Keep the wording of each record exactly the same when you repeat it, and leave out pictures.

▼▼▼

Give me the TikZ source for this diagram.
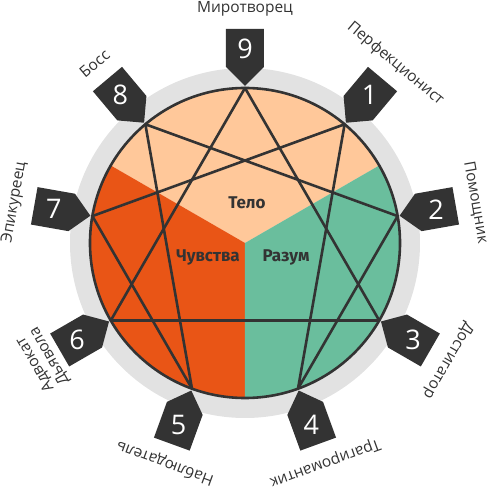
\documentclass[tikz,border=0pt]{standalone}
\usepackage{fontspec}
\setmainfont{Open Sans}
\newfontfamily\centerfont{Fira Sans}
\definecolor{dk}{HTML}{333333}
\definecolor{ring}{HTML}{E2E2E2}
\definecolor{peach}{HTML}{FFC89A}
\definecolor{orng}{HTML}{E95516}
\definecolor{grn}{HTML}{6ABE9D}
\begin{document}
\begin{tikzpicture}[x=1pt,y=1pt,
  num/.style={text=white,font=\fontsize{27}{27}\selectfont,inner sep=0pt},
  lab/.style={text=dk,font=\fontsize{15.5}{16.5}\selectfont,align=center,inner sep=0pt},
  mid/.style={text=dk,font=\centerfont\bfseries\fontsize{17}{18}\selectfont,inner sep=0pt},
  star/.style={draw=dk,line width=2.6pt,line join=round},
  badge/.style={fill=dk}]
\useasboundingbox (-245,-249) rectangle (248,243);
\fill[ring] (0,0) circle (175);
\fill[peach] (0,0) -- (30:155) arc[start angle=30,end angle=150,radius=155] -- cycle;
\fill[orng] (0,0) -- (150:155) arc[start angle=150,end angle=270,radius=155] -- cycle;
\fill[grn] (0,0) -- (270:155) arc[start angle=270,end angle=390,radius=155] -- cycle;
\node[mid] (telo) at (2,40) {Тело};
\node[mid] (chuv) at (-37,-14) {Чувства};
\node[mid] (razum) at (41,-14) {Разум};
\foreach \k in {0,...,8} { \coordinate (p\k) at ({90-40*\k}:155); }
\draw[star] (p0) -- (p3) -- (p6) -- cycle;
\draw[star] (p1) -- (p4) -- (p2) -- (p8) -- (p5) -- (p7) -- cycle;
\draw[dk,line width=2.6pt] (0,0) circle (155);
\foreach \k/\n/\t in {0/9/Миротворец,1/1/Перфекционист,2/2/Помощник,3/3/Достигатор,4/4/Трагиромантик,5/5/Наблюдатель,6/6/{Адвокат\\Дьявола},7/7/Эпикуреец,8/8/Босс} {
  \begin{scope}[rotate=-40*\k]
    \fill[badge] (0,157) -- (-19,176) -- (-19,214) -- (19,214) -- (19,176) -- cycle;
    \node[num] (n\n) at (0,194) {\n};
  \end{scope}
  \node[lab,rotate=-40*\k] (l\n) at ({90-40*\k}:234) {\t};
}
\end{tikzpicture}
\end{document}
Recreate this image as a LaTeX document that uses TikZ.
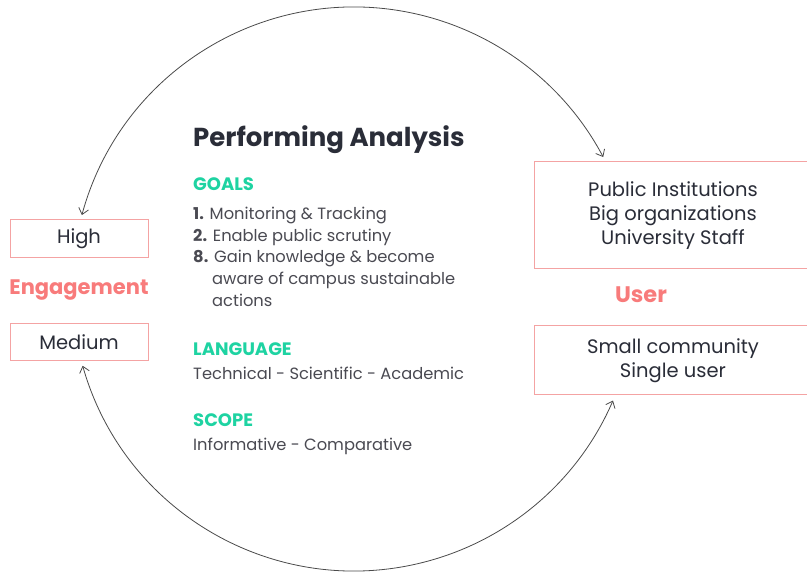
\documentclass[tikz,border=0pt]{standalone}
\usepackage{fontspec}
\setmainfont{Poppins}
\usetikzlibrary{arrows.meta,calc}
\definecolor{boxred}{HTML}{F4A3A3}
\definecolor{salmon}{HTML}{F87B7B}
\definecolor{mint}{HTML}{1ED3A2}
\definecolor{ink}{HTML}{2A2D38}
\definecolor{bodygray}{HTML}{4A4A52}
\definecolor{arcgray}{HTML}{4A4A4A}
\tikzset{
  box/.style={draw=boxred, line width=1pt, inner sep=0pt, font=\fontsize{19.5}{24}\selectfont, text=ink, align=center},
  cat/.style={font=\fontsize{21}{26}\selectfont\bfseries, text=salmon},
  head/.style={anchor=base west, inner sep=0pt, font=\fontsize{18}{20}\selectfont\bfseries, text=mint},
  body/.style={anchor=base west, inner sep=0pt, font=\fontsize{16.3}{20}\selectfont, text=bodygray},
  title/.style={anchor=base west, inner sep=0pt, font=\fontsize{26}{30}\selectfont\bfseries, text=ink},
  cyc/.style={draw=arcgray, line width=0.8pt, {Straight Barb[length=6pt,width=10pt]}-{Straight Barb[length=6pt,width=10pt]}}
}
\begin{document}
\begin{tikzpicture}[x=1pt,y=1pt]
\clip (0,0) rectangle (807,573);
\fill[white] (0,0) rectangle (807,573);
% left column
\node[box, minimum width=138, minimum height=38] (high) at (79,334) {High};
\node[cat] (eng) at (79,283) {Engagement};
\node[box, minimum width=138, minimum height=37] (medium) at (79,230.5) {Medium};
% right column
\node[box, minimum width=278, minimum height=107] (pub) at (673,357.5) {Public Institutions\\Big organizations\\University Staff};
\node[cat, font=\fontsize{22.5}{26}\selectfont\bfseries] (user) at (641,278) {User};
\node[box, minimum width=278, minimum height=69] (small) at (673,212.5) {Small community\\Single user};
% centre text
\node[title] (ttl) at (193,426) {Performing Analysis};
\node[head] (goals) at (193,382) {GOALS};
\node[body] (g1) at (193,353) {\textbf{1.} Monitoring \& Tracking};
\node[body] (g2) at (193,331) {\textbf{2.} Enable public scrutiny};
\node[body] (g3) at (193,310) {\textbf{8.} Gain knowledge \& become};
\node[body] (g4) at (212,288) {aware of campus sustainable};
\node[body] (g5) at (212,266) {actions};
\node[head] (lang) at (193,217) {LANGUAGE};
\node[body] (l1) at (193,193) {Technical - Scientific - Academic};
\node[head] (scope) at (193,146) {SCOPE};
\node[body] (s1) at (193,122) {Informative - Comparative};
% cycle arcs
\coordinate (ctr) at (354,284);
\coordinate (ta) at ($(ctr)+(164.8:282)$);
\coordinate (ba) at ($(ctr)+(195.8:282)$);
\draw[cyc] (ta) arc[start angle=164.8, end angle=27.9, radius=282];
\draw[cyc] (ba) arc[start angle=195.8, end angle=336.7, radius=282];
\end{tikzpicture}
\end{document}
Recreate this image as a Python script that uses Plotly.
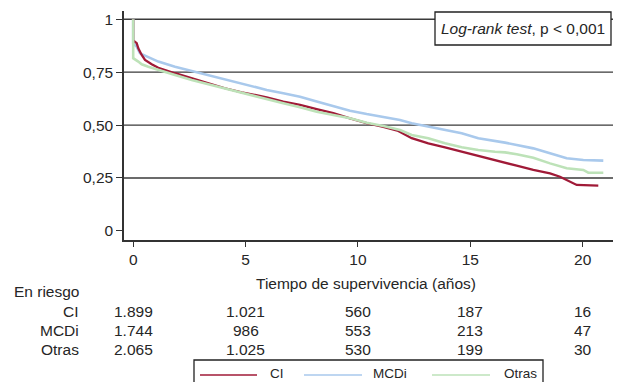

▲▲▲

● **FULL RESPONSE**:
Give me the TikZ source for this diagram.
\documentclass[tikz,border=0pt]{standalone}
\usepackage{fontspec}
\setmainfont{Open Sans}
\newfontfamily\centerfont{Fira Sans}
\definecolor{dk}{HTML}{333333}
\definecolor{ring}{HTML}{E2E2E2}
\definecolor{peach}{HTML}{FFC89A}
\definecolor{orng}{HTML}{E95516}
\definecolor{grn}{HTML}{6ABE9D}
\begin{document}
\begin{tikzpicture}[x=1pt,y=1pt,
  num/.style={text=white,font=\fontsize{27}{27}\selectfont,inner sep=0pt},
  lab/.style={text=dk,font=\fontsize{15.5}{16.5}\selectfont,align=center,inner sep=0pt},
  mid/.style={text=dk,font=\centerfont\bfseries\fontsize{17}{18}\selectfont,inner sep=0pt},
  star/.style={draw=dk,line width=2.6pt,line join=round},
  badge/.style={fill=dk}]
\useasboundingbox (-245,-249) rectangle (248,243);
\fill[ring] (0,0) circle (175);
\fill[peach] (0,0) -- (30:155) arc[start angle=30,end angle=150,radius=155] -- cycle;
\fill[orng] (0,0) -- (150:155) arc[start angle=150,end angle=270,radius=155] -- cycle;
\fill[grn] (0,0) -- (270:155) arc[start angle=270,end angle=390,radius=155] -- cycle;
\node[mid] (telo) at (2,40) {Тело};
\node[mid] (chuv) at (-37,-14) {Чувства};
\node[mid] (razum) at (41,-14) {Разум};
\foreach \k in {0,...,8} { \coordinate (p\k) at ({90-40*\k}:155); }
\draw[star] (p0) -- (p3) -- (p6) -- cycle;
\draw[star] (p1) -- (p4) -- (p2) -- (p8) -- (p5) -- (p7) -- cycle;
\draw[dk,line width=2.6pt] (0,0) circle (155);
\foreach \k/\n/\t in {0/9/Миротворец,1/1/Перфекционист,2/2/Помощник,3/3/Достигатор,4/4/Трагиромантик,5/5/Наблюдатель,6/6/{Адвокат\\Дьявола},7/7/Эпикуреец,8/8/Босс} {
  \begin{scope}[rotate=-40*\k]
    \fill[badge] (0,157) -- (-19,176) -- (-19,214) -- (19,214) -- (19,176) -- cycle;
    \node[num] (n\n) at (0,194) {\n};
  \end{scope}
  \node[lab,rotate=-40*\k] (l\n) at ({90-40*\k}:234) {\t};
}
\end{tikzpicture}
\end{document}
Recreate this image as a LaTeX document that uses TikZ.
\documentclass[tikz,border=0pt]{standalone}
\usepackage{fontspec}
\setmainfont{Poppins}
\usetikzlibrary{arrows.meta,calc}
\definecolor{boxred}{HTML}{F4A3A3}
\definecolor{salmon}{HTML}{F87B7B}
\definecolor{mint}{HTML}{1ED3A2}
\definecolor{ink}{HTML}{2A2D38}
\definecolor{bodygray}{HTML}{4A4A52}
\definecolor{arcgray}{HTML}{4A4A4A}
\tikzset{
  box/.style={draw=boxred, line width=1pt, inner sep=0pt, font=\fontsize{19.5}{24}\selectfont, text=ink, align=center},
  cat/.style={font=\fontsize{21}{26}\selectfont\bfseries, text=salmon},
  head/.style={anchor=base west, inner sep=0pt, font=\fontsize{18}{20}\selectfont\bfseries, text=mint},
  body/.style={anchor=base west, inner sep=0pt, font=\fontsize{16.3}{20}\selectfont, text=bodygray},
  title/.style={anchor=base west, inner sep=0pt, font=\fontsize{26}{30}\selectfont\bfseries, text=ink},
  cyc/.style={draw=arcgray, line width=0.8pt, {Straight Barb[length=6pt,width=10pt]}-{Straight Barb[length=6pt,width=10pt]}}
}
\begin{document}
\begin{tikzpicture}[x=1pt,y=1pt]
\clip (0,0) rectangle (807,573);
\fill[white] (0,0) rectangle (807,573);
% left column
\node[box, minimum width=138, minimum height=38] (high) at (79,334) {High};
\node[cat] (eng) at (79,283) {Engagement};
\node[box, minimum width=138, minimum height=37] (medium) at (79,230.5) {Medium};
% right column
\node[box, minimum width=278, minimum height=107] (pub) at (673,357.5) {Public Institutions\\Big organizations\\University Staff};
\node[cat, font=\fontsize{22.5}{26}\selectfont\bfseries] (user) at (641,278) {User};
\node[box, minimum width=278, minimum height=69] (small) at (673,212.5) {Small community\\Single user};
% centre text
\node[title] (ttl) at (193,426) {Performing Analysis};
\node[head] (goals) at (193,382) {GOALS};
\node[body] (g1) at (193,353) {\textbf{1.} Monitoring \& Tracking};
\node[body] (g2) at (193,331) {\textbf{2.} Enable public scrutiny};
\node[body] (g3) at (193,310) {\textbf{8.} Gain knowledge \& become};
\node[body] (g4) at (212,288) {aware of campus sustainable};
\node[body] (g5) at (212,266) {actions};
\node[head] (lang) at (193,217) {LANGUAGE};
\node[body] (l1) at (193,193) {Technical - Scientific - Academic};
\node[head] (scope) at (193,146) {SCOPE};
\node[body] (s1) at (193,122) {Informative - Comparative};
% cycle arcs
\coordinate (ctr) at (354,284);
\coordinate (ta) at ($(ctr)+(164.8:282)$);
\coordinate (ba) at ($(ctr)+(195.8:282)$);
\draw[cyc] (ta) arc[start angle=164.8, end angle=27.9, radius=282];
\draw[cyc] (ba) arc[start angle=195.8, end angle=336.7, radius=282];
\end{tikzpicture}
\end{document}
Recreate this image as a Python script that uses Plotly.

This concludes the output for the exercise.